* Task details: Using the records that appear below, write out exactly the lines from the one with "Write the TikZ code for this diagram." through the one with "(ieL) -- (ieR);", keeping both end lines.

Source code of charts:
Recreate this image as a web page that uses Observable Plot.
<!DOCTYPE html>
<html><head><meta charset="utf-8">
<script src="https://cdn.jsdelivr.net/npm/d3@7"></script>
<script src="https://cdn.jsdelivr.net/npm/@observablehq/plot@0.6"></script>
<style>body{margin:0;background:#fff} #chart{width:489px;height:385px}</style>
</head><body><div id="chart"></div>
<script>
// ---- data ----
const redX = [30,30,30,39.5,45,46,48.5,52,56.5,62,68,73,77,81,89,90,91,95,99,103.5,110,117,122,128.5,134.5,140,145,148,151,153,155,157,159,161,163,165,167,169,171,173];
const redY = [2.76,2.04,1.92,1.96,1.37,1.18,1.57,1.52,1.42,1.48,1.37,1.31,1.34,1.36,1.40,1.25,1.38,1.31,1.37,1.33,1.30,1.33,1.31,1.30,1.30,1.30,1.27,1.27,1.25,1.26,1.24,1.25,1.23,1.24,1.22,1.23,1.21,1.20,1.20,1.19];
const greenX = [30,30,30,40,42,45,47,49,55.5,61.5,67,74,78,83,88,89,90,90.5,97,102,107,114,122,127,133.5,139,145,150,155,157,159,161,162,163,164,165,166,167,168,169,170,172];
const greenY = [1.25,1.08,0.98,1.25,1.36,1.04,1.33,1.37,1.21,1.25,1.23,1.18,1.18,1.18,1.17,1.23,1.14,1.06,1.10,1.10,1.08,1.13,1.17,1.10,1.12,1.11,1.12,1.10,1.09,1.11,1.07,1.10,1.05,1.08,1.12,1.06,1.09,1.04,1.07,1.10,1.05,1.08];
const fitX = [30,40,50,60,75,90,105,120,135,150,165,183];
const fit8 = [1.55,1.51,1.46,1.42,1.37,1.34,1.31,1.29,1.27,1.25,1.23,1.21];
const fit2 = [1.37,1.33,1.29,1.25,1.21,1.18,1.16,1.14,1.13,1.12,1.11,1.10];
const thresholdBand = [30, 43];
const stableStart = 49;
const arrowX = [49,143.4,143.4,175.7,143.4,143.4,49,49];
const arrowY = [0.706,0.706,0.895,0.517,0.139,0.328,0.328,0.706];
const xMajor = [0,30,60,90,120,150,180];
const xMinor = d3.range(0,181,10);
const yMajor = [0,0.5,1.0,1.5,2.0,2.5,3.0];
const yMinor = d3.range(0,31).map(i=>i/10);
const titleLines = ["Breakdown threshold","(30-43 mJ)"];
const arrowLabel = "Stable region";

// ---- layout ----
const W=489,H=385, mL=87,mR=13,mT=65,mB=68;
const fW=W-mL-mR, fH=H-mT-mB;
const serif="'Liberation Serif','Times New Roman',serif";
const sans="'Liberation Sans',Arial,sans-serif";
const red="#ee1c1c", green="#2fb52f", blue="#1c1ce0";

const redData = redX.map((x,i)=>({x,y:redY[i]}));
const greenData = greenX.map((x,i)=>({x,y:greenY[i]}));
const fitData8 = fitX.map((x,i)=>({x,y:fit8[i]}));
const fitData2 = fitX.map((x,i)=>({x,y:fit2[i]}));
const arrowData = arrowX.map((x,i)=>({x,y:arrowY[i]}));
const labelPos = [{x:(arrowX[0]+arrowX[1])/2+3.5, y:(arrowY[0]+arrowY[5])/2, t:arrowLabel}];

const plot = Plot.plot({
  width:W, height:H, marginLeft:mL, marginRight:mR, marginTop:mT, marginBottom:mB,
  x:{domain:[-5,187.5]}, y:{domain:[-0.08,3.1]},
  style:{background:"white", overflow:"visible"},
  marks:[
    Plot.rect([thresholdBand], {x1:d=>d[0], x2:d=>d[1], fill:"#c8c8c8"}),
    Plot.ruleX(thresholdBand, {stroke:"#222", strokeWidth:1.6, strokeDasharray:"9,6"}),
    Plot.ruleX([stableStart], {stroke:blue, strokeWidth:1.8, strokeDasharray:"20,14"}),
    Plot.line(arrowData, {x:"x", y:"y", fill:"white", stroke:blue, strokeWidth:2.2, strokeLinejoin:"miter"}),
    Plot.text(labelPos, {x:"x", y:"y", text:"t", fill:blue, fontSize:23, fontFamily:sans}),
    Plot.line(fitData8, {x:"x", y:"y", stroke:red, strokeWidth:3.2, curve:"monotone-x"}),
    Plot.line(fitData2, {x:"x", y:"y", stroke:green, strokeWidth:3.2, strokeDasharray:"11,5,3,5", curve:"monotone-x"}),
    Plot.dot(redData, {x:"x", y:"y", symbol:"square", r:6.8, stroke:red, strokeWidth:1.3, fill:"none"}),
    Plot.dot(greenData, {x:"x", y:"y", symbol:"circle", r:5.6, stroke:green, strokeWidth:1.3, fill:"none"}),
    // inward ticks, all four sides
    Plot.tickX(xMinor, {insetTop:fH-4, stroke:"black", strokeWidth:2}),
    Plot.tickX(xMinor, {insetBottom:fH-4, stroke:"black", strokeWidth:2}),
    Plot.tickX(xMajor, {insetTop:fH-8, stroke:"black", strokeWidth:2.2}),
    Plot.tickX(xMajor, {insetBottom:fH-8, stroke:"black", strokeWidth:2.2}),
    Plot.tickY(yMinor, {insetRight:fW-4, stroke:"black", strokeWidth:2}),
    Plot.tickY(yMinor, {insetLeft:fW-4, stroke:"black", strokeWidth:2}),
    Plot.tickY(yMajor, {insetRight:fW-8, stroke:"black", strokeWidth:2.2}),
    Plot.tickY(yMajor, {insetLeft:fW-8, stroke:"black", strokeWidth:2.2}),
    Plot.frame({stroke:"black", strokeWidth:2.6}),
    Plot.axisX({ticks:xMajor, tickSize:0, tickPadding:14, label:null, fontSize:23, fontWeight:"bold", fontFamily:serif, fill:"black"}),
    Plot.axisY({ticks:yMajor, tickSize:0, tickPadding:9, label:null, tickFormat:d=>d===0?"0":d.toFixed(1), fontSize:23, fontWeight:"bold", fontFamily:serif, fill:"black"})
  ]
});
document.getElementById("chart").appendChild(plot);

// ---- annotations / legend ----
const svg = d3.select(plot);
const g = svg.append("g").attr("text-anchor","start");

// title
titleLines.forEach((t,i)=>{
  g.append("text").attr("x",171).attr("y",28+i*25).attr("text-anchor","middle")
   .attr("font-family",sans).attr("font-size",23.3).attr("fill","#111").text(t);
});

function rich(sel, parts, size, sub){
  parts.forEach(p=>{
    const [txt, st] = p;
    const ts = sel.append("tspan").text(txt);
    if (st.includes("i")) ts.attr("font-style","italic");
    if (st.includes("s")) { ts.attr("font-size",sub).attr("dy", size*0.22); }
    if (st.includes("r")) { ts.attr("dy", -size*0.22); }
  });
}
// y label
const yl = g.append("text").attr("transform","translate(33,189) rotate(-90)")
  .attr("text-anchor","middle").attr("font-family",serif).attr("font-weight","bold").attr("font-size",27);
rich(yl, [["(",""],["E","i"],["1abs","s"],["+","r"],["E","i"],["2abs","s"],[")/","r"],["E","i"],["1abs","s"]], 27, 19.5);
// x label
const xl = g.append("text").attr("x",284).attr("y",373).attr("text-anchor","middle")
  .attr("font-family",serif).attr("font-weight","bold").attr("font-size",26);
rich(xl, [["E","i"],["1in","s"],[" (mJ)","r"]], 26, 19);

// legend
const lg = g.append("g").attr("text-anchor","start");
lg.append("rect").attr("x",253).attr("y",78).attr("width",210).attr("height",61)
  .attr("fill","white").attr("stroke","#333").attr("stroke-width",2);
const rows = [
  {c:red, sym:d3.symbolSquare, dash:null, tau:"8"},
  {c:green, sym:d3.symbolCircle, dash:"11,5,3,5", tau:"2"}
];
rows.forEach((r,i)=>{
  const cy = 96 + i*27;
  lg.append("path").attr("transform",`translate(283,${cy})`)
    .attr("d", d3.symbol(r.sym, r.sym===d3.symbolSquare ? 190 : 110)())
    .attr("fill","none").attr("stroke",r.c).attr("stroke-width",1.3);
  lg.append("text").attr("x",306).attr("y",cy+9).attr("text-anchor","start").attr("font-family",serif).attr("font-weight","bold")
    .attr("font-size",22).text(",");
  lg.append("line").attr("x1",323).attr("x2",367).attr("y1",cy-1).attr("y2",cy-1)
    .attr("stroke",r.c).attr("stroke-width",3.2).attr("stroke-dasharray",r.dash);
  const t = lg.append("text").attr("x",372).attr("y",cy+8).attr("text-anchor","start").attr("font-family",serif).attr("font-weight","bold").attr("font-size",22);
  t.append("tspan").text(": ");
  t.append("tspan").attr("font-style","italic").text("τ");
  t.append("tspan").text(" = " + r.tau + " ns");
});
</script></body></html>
---
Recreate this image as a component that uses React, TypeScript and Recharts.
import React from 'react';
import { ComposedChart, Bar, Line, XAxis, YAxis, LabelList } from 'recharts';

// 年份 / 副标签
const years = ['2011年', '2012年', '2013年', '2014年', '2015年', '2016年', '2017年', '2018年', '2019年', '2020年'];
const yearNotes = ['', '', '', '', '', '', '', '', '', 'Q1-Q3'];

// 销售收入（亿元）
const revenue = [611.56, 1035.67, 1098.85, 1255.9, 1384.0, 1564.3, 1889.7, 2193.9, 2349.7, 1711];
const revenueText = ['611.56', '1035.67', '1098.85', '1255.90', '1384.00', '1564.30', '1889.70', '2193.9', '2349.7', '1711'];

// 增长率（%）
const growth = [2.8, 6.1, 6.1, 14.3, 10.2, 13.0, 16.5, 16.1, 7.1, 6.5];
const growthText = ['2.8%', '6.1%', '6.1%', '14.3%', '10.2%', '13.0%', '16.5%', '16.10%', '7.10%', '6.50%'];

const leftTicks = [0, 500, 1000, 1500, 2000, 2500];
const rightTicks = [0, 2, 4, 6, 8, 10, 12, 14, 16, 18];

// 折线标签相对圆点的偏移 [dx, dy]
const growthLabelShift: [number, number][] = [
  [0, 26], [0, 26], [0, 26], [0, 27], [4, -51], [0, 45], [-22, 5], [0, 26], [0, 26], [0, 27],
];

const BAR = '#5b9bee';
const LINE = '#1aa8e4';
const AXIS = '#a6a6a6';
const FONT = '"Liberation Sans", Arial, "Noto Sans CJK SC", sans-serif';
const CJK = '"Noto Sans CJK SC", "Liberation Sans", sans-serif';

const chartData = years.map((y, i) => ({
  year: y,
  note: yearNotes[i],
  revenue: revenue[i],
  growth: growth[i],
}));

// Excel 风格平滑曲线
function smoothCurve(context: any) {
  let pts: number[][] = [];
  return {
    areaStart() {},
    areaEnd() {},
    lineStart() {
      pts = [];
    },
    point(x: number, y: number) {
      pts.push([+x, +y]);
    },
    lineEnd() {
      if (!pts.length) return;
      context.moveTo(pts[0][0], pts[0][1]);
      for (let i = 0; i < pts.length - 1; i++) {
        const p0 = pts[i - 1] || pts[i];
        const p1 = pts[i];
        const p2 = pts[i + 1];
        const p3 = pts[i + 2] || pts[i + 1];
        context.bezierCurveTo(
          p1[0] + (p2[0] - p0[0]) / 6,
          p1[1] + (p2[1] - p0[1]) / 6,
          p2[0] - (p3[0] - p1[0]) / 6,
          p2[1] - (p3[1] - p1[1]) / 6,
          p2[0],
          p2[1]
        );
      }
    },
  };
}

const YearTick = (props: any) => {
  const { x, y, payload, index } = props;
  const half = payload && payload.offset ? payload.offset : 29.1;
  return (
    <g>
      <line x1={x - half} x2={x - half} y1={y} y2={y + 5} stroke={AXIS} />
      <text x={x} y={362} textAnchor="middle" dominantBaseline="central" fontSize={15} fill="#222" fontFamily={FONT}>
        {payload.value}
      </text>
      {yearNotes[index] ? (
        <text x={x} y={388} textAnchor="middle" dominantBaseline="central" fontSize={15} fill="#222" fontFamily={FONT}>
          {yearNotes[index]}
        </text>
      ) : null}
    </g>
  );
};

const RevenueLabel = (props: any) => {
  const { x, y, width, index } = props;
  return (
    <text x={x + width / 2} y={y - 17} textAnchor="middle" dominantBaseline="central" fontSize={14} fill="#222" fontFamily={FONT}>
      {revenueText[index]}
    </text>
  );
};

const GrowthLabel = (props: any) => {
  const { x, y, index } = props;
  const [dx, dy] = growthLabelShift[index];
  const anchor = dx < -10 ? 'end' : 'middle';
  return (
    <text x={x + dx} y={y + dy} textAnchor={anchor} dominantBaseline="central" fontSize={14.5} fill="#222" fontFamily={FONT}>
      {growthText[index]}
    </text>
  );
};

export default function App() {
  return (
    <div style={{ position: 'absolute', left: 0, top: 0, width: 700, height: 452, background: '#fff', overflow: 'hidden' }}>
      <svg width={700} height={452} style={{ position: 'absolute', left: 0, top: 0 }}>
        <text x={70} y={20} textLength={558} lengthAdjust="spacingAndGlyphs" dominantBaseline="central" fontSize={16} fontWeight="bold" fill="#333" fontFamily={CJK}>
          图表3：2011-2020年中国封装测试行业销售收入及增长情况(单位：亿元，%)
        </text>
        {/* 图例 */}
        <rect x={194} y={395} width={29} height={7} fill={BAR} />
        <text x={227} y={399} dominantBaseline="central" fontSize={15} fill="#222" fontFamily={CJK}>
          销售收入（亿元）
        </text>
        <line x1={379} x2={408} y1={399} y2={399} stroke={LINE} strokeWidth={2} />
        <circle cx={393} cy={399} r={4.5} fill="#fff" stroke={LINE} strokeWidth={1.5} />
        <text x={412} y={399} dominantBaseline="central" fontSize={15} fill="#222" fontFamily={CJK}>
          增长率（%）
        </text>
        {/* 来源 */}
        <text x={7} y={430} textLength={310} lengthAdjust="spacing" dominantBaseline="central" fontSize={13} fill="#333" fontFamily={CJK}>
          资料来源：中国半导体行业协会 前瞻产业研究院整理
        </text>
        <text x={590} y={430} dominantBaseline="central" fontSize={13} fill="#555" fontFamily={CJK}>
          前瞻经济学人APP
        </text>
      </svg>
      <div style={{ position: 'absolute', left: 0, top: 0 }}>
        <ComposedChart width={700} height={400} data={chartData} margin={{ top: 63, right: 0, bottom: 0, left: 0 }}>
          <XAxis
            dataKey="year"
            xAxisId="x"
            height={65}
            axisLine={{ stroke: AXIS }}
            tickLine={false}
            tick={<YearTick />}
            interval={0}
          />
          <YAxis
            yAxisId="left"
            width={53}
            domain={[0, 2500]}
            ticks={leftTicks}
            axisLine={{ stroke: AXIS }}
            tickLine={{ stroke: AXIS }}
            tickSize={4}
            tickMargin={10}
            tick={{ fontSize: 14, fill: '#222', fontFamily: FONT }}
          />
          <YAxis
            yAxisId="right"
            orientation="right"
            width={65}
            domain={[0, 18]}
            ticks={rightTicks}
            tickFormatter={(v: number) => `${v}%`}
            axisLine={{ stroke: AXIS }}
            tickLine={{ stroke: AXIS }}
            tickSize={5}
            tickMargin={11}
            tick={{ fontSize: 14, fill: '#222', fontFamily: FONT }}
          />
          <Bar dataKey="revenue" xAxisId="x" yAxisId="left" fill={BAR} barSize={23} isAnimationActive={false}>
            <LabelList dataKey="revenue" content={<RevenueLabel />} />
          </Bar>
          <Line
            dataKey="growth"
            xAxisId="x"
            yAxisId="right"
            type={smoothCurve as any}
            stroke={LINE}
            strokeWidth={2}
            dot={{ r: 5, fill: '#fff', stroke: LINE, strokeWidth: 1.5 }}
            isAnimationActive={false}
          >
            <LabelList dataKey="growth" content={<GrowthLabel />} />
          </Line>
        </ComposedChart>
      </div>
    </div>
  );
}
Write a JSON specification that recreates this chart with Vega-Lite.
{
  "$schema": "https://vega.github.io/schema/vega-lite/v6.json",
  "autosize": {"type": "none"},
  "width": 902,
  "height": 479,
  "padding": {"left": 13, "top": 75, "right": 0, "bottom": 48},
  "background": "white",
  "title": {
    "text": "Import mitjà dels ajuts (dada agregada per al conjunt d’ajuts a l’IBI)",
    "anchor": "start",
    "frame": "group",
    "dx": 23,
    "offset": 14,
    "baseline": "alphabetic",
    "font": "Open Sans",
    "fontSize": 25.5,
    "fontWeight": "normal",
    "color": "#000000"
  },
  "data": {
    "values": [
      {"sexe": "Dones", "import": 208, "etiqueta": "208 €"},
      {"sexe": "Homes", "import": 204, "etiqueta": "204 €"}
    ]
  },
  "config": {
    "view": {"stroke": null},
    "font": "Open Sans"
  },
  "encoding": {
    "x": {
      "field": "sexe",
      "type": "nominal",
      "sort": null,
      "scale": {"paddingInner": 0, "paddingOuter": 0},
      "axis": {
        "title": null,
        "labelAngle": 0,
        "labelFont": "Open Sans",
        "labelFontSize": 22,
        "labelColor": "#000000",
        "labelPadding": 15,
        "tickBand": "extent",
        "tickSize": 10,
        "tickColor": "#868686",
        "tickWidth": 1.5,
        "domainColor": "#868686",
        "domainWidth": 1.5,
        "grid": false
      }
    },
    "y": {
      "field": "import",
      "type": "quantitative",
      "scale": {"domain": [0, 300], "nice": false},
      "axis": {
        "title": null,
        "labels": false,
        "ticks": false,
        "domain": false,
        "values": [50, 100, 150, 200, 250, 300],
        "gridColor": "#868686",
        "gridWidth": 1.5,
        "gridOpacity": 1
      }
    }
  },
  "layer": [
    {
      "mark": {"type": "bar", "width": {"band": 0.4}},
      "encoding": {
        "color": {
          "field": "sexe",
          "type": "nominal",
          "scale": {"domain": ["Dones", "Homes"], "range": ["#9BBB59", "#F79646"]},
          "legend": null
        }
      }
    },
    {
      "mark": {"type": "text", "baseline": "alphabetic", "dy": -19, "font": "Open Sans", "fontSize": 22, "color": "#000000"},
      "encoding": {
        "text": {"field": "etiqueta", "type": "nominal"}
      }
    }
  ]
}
* * *
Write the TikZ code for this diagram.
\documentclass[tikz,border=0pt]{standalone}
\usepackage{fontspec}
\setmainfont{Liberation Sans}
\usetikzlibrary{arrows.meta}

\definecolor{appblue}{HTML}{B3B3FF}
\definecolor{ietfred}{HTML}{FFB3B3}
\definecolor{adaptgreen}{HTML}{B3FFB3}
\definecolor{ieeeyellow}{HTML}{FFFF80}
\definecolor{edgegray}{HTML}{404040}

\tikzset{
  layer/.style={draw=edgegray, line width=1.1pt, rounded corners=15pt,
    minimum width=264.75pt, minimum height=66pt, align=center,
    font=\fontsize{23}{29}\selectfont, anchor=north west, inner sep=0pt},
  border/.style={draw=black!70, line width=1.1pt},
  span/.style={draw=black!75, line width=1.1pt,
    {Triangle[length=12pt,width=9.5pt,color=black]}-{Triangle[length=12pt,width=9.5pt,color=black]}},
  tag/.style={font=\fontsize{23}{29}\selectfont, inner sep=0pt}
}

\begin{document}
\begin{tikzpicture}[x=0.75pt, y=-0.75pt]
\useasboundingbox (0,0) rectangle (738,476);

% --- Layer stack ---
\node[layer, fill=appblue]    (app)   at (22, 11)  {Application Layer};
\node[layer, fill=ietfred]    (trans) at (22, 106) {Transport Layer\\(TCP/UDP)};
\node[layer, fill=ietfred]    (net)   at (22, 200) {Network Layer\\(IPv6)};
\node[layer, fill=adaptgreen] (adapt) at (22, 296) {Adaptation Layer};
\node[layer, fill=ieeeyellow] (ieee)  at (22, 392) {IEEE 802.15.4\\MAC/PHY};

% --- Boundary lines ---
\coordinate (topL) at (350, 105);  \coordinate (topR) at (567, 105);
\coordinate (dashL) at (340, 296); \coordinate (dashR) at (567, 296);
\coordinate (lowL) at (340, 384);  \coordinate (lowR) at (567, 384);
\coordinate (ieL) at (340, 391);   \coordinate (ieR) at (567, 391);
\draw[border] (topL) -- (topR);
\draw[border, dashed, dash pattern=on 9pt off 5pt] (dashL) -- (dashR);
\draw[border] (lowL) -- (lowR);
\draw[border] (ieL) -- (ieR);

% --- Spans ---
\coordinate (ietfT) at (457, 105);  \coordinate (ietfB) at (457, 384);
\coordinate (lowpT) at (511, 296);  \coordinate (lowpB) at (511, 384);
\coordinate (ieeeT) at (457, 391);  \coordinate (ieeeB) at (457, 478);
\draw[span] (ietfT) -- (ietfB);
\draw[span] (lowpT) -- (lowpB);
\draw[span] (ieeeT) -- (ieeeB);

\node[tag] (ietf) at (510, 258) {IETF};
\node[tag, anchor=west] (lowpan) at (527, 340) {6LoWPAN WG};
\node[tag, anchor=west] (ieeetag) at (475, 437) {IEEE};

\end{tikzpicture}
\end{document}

* Task answer:
Write the TikZ code for this diagram.
\documentclass[tikz,border=0pt]{standalone}
\usepackage{fontspec}
\setmainfont{Liberation Sans}
\usetikzlibrary{arrows.meta}

\definecolor{appblue}{HTML}{B3B3FF}
\definecolor{ietfred}{HTML}{FFB3B3}
\definecolor{adaptgreen}{HTML}{B3FFB3}
\definecolor{ieeeyellow}{HTML}{FFFF80}
\definecolor{edgegray}{HTML}{404040}

\tikzset{
  layer/.style={draw=edgegray, line width=1.1pt, rounded corners=15pt,
    minimum width=264.75pt, minimum height=66pt, align=center,
    font=\fontsize{23}{29}\selectfont, anchor=north west, inner sep=0pt},
  border/.style={draw=black!70, line width=1.1pt},
  span/.style={draw=black!75, line width=1.1pt,
    {Triangle[length=12pt,width=9.5pt,color=black]}-{Triangle[length=12pt,width=9.5pt,color=black]}},
  tag/.style={font=\fontsize{23}{29}\selectfont, inner sep=0pt}
}

\begin{document}
\begin{tikzpicture}[x=0.75pt, y=-0.75pt]
\useasboundingbox (0,0) rectangle (738,476);

% --- Layer stack ---
\node[layer, fill=appblue]    (app)   at (22, 11)  {Application Layer};
\node[layer, fill=ietfred]    (trans) at (22, 106) {Transport Layer\\(TCP/UDP)};
\node[layer, fill=ietfred]    (net)   at (22, 200) {Network Layer\\(IPv6)};
\node[layer, fill=adaptgreen] (adapt) at (22, 296) {Adaptation Layer};
\node[layer, fill=ieeeyellow] (ieee)  at (22, 392) {IEEE 802.15.4\\MAC/PHY};

% --- Boundary lines ---
\coordinate (topL) at (350, 105);  \coordinate (topR) at (567, 105);
\coordinate (dashL) at (340, 296); \coordinate (dashR) at (567, 296);
\coordinate (lowL) at (340, 384);  \coordinate (lowR) at (567, 384);
\coordinate (ieL) at (340, 391);   \coordinate (ieR) at (567, 391);
\draw[border] (topL) -- (topR);
\draw[border, dashed, dash pattern=on 9pt off 5pt] (dashL) -- (dashR);
\draw[border] (lowL) -- (lowR);
\draw[border] (ieL) -- (ieR);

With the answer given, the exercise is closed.